» **What to work on**:
Would you write out the listing verbatim and skip every picture in it?

» **Data extract**:
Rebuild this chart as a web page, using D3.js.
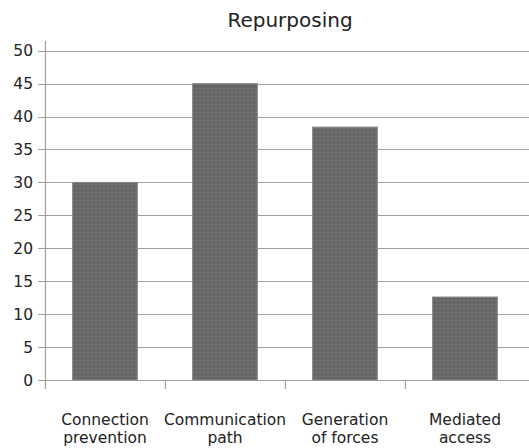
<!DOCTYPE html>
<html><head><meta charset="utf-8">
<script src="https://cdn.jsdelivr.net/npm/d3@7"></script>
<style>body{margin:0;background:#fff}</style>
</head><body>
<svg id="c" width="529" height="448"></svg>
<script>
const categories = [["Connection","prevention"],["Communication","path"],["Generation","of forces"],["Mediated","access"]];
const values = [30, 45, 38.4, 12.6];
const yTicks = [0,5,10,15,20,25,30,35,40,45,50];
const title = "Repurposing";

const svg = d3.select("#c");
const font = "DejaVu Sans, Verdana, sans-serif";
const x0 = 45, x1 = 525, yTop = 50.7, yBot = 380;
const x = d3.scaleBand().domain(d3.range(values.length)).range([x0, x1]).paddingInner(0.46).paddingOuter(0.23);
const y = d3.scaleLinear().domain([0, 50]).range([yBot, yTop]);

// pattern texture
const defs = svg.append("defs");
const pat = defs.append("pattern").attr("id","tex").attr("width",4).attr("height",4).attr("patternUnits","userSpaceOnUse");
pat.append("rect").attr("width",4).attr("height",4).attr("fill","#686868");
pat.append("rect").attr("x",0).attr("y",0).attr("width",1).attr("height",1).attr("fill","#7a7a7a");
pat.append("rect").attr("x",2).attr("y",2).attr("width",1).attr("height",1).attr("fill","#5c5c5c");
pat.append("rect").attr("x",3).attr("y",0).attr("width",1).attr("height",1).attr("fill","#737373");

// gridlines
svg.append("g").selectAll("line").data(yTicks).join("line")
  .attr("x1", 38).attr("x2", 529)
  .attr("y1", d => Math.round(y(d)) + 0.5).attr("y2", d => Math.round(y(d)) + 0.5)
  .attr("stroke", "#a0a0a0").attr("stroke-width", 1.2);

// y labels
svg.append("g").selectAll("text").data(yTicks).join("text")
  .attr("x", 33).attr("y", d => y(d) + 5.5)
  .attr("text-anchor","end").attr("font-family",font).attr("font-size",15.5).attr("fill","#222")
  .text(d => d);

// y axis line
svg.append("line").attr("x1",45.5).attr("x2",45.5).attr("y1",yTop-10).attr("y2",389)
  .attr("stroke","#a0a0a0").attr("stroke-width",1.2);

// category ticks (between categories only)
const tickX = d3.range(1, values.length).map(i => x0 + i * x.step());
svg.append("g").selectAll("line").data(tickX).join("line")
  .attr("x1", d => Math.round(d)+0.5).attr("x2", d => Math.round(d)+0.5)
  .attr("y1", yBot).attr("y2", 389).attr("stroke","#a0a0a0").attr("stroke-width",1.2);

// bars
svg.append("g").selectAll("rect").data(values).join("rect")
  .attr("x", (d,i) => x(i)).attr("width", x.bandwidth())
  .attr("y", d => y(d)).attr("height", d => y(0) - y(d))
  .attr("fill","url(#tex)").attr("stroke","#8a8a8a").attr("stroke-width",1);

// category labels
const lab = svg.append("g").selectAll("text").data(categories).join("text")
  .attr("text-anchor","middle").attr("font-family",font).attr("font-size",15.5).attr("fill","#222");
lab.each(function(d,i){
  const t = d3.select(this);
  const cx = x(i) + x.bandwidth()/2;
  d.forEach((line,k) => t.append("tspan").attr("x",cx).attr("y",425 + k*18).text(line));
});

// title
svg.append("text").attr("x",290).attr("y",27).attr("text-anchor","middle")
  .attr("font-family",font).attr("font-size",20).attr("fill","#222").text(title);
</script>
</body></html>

» **Task solution**:
Rebuild this chart as a web page, using D3.js.
<!DOCTYPE html>
<html><head><meta charset="utf-8">
<script src="https://cdn.jsdelivr.net/npm/d3@7"></script>
<style>body{margin:0;background:#fff}</style>
</head><body>
<svg id="c" width="529" height="448"></svg>
<script>
const categories = [["Connection","prevention"],["Communication","path"],["Generation","of forces"],["Mediated","access"]];
const values = [30, 45, 38.4, 12.6];
const yTicks = [0,5,10,15,20,25,30,35,40,45,50];
const title = "Repurposing";

const svg = d3.select("#c");
const font = "DejaVu Sans, Verdana, sans-serif";
const x0 = 45, x1 = 525, yTop = 50.7, yBot = 380;
const x = d3.scaleBand().domain(d3.range(values.length)).range([x0, x1]).paddingInner(0.46).paddingOuter(0.23);
const y = d3.scaleLinear().domain([0, 50]).range([yBot, yTop]);

// pattern texture
const defs = svg.append("defs");
const pat = defs.append("pattern").attr("id","tex").attr("width",4).attr("height",4).attr("patternUnits","userSpaceOnUse");
pat.append("rect").attr("width",4).attr("height",4).attr("fill","#686868");
pat.append("rect").attr("x",0).attr("y",0).attr("width",1).attr("height",1).attr("fill","#7a7a7a");
pat.append("rect").attr("x",2).attr("y",2).attr("width",1).attr("height",1).attr("fill","#5c5c5c");
pat.append("rect").attr("x",3).attr("y",0).attr("width",1).attr("height",1).attr("fill","#737373");

// gridlines
svg.append("g").selectAll("line").data(yTicks).join("line")
  .attr("x1", 38).attr("x2", 529)
  .attr("y1", d => Math.round(y(d)) + 0.5).attr("y2", d => Math.round(y(d)) + 0.5)
  .attr("stroke", "#a0a0a0").attr("stroke-width", 1.2);

// y labels
svg.append("g").selectAll("text").data(yTicks).join("text")
  .attr("x", 33).attr("y", d => y(d) + 5.5)
  .attr("text-anchor","end").attr("font-family",font).attr("font-size",15.5).attr("fill","#222")
  .text(d => d);

// y axis line
svg.append("line").attr("x1",45.5).attr("x2",45.5).attr("y1",yTop-10).attr("y2",389)
  .attr("stroke","#a0a0a0").attr("stroke-width",1.2);

// category ticks (between categories only)
const tickX = d3.range(1, values.length).map(i => x0 + i * x.step());
svg.append("g").selectAll("line").data(tickX).join("line")
  .attr("x1", d => Math.round(d)+0.5).attr("x2", d => Math.round(d)+0.5)
  .attr("y1", yBot).attr("y2", 389).attr("stroke","#a0a0a0").attr("stroke-width",1.2);

// bars
svg.append("g").selectAll("rect").data(values).join("rect")
  .attr("x", (d,i) => x(i)).attr("width", x.bandwidth())
  .attr("y", d => y(d)).attr("height", d => y(0) - y(d))
  .attr("fill","url(#tex)").attr("stroke","#8a8a8a").attr("stroke-width",1);

// category labels
const lab = svg.append("g").selectAll("text").data(categories).join("text")
  .attr("text-anchor","middle").attr("font-family",font).attr("font-size",15.5).attr("fill","#222");
lab.each(function(d,i){
  const t = d3.select(this);
  const cx = x(i) + x.bandwidth()/2;
  d.forEach((line,k) => t.append("tspan").attr("x",cx).attr("y",425 + k*18).text(line));
});

// title
svg.append("text").attr("x",290).attr("y",27).attr("text-anchor","middle")
  .attr("font-family",font).attr("font-size",20).attr("fill","#222").text(title);
</script>
</body></html>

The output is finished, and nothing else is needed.